How to Approach Your Answer

When formulating your response, it's crucial to structure your answer clearly and concisely, touching on key differences without getting lost in overly technical details. A structured approach could involve:

  • Definition: Start by briefly defining both a decision tree and a random forest.
  • Fundamental Differences: Highlight the core distinctions, such as the ensemble nature of random forests versus the singular decision tree structure.
  • Advantages and Disadvantages: Discuss the pros and cons of each, including scenarios where one might be preferred over the other.
  • Use Cases: Provide examples of real-world applications for each algorithm to illustrate their practical utility.

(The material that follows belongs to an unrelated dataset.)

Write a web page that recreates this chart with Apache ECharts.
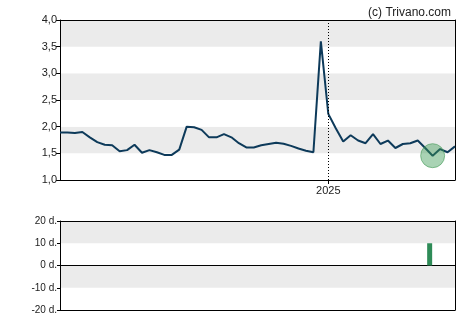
<!DOCTYPE html>
<html>
<head>
<meta charset="utf-8">
<script src="https://cdn.jsdelivr.net/npm/echarts@6/dist/echarts.min.js"></script>
<style>html,body{margin:0;padding:0;background:#fff}#c{width:470px;height:325px}</style>
</head>
<body>
<div id="c"></div>
<script>
// weekly prices (index 0..53)
const prices = [1.89,1.89,1.88,1.90,1.80,1.71,1.66,1.65,1.54,1.56,
  1.66,1.51,1.56,1.52,1.47,1.47,1.57,2.00,1.99,1.94,
  1.80,1.80,1.86,1.80,1.69,1.61,1.61,1.65,1.675,1.70,
  1.68,1.64,1.59,1.55,1.52,3.60,2.24,1.97,1.72,1.84,
  1.74,1.69,1.86,1.675,1.74,1.60,1.675,1.69,1.74,1.60,
  1.456,1.58,1.52,1.63];
const xTickIdx = [36];
const xTickLabels = ['2025'];
const highlightIdx = [50];
const barPos = [49.6];
const barVals = [10];

const lineData = prices.map((v, i) => [i, v]);
const hiData = highlightIdx.map(i => [i, prices[i]]);
const barData = barPos.map((p, i) => [p, barVals[i]]);
const font = 'Liberation Sans, Arial, sans-serif';
const frameAxis = {axisLine: {show: true, onZero: false, lineStyle: {color: '#000', width: 1}},
  axisTick: {show: false}, axisLabel: {show: false}, splitLine: {show: false}};

const chart = echarts.init(document.getElementById('c'), null, {renderer: 'canvas'});
chart.setOption({
  animation: false,
  backgroundColor: '#fff',
  title: {
    text: '(c) Trivano.com', right: 14, top: 2,
    textStyle: {fontSize: 12, fontWeight: 'normal', color: '#222', fontFamily: font}
  },
  grid: [
    {left: 60, right: 15, top: 20, height: 160},
    {left: 60, right: 15, top: 221, height: 89}
  ],
  xAxis: [
    {type: 'value', gridIndex: 0, min: 0, max: 53,
     axisLine: {show: true, onZero: false, lineStyle: {color: '#000'}},
     axisTick: {show: true, customValues: xTickIdx, length: 4, lineStyle: {color: '#000'}},
     axisLabel: {show: true, customValues: xTickIdx, formatter: v => xTickLabels[xTickIdx.indexOf(Math.round(v))] || '',
       fontSize: 11, color: '#222', fontFamily: font, margin: 5},
     splitLine: {show: false}},
    {type: 'value', gridIndex: 1, min: 0, max: 53,
     axisLine: {show: true, onZero: true, lineStyle: {color: '#000'}},
     axisTick: {show: false}, axisLabel: {show: false}, splitLine: {show: false}},
    Object.assign({type: 'value', gridIndex: 0, min: 0, max: 53, position: 'top'}, frameAxis),
    Object.assign({type: 'value', gridIndex: 1, min: 0, max: 53, position: 'top'}, frameAxis),
    Object.assign({type: 'value', gridIndex: 1, min: 0, max: 53, position: 'bottom'}, frameAxis)
  ],
  yAxis: [
    {type: 'value', gridIndex: 0, min: 1, max: 4, interval: 0.5,
     axisLine: {show: true, onZero: false, lineStyle: {color: '#000'}},
     axisTick: {show: true, length: 4, lineStyle: {color: '#000'}},
     axisLabel: {fontSize: 11, color: '#222', fontFamily: font, margin: 3,
       formatter: v => v.toFixed(1).replace('.', ',')},
     splitLine: {show: false},
     splitArea: {show: true, areaStyle: {color: ['#ffffff', '#ebebeb']}}},
    {type: 'value', gridIndex: 1, min: -20, max: 20, interval: 10,
     axisLine: {show: true, onZero: false, lineStyle: {color: '#000'}},
     axisTick: {show: true, length: 3, lineStyle: {color: '#000'}},
     axisLabel: {fontSize: 10, color: '#222', fontFamily: font, margin: 3,
       formatter: v => v + ' d.'},
     splitLine: {show: false},
     splitArea: {show: true, areaStyle: {color: ['#ffffff', '#ebebeb']}}},
    Object.assign({type: 'value', gridIndex: 0, min: 1, max: 4, position: 'right'}, frameAxis),
    Object.assign({type: 'value', gridIndex: 1, min: -20, max: 20, position: 'right'}, frameAxis)
  ],
  series: [
    {type: 'line', xAxisIndex: 0, yAxisIndex: 0, data: lineData, symbol: 'none',
     lineStyle: {color: '#0d3a5a', width: 2}, z: 3,
     markLine: {silent: true, symbol: 'none', label: {show: false},
       lineStyle: {color: '#000', type: [1, 2], width: 1},
       data: xTickIdx.map(i => ({xAxis: i}))}},
    {type: 'scatter', xAxisIndex: 0, yAxisIndex: 0, data: hiData, symbolSize: 24,
     itemStyle: {color: 'rgba(60,155,85,0.55)', borderColor: 'rgba(60,150,80,0.7)', borderWidth: 1}, z: 4},
    {type: 'bar', xAxisIndex: 1, yAxisIndex: 1, data: barData, barWidth: 5,
     itemStyle: {color: '#2e8b57'}}
  ]
});
</script>
</body>
</html>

Example Responses Relevant to Machine Learning Engineer

Here's how you might structure a comprehensive answer:

"Decision trees are a type of supervised learning algorithm that model decisions and their possible consequences, including chance event outcomes, resource costs, and utility. They are intuitive and easy to visualize but can suffer from overfitting, especially with complex datasets.

Random Forests, on the other hand, are an ensemble learning method that builds multiple decision trees during training and aggregates their predictions to improve accuracy and control overfitting. By combining the predictions from multiple trees, random forests reduce the variance without substantially increasing bias, making them more robust and accurate than individual decision trees on many datasets.

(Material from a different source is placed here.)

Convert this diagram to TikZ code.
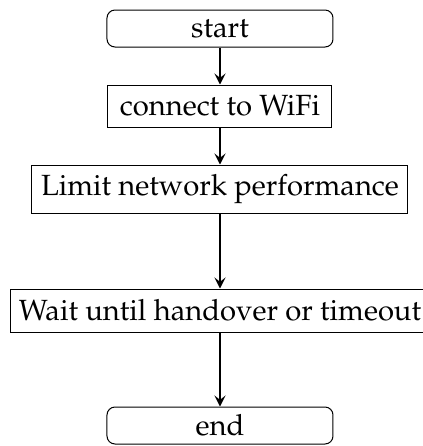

The fundamental difference between the two lies in their approach: a decision tree uses a single tree structure to make predictions, leading to a straightforward but potentially less accurate and more overfitted model. In contrast, a random forest builds and combines multiple decision trees, leveraging the power of aggregation to achieve higher accuracy and better generalization.

One advantage of decision trees is their simplicity and interpretability; they are easier to visualize and understand, making them useful in scenarios where explaining the model's decision-making process is important. However, their tendency to overfit makes them less ideal for complex datasets.

Random forests mitigate this by combining multiple trees, significantly reducing the risk of overfitting while maintaining a relatively high level of accuracy. This makes them suitable for a wide range of applications, from customer segmentation to fraud detection in financial systems. However, they are more computationally intensive and less interpretable due to their complexity.

When choosing between the two, the decision largely depends on the specific requirements of the task, including the need for model interpretability, computational resources, and the complexity of the dataset."

Tips for Success

  • Illustrate with Examples: Whenever possible, include examples from your own experience where you've implemented or chosen between these models, highlighting the reasoning behind your choice.
  • Stay Balanced: While it's important to note the advantages of random forests (given their popularity and effectiveness), ensure you also acknowledge scenarios where a simple decision tree could be preferable.
  • Understand the Audience: Adapt your answer's technical depth to your interviewer's background. If they're more business-oriented, emphasize practical outcomes and use cases; if they're technical, delve deeper into the algorithms' mechanics.
  • Continuous Learning: Machine learning is an ever-evolving field. Mention any recent advancements or research that could influence how these models are viewed or applied, demonstrating your commitment to staying current in your knowledge.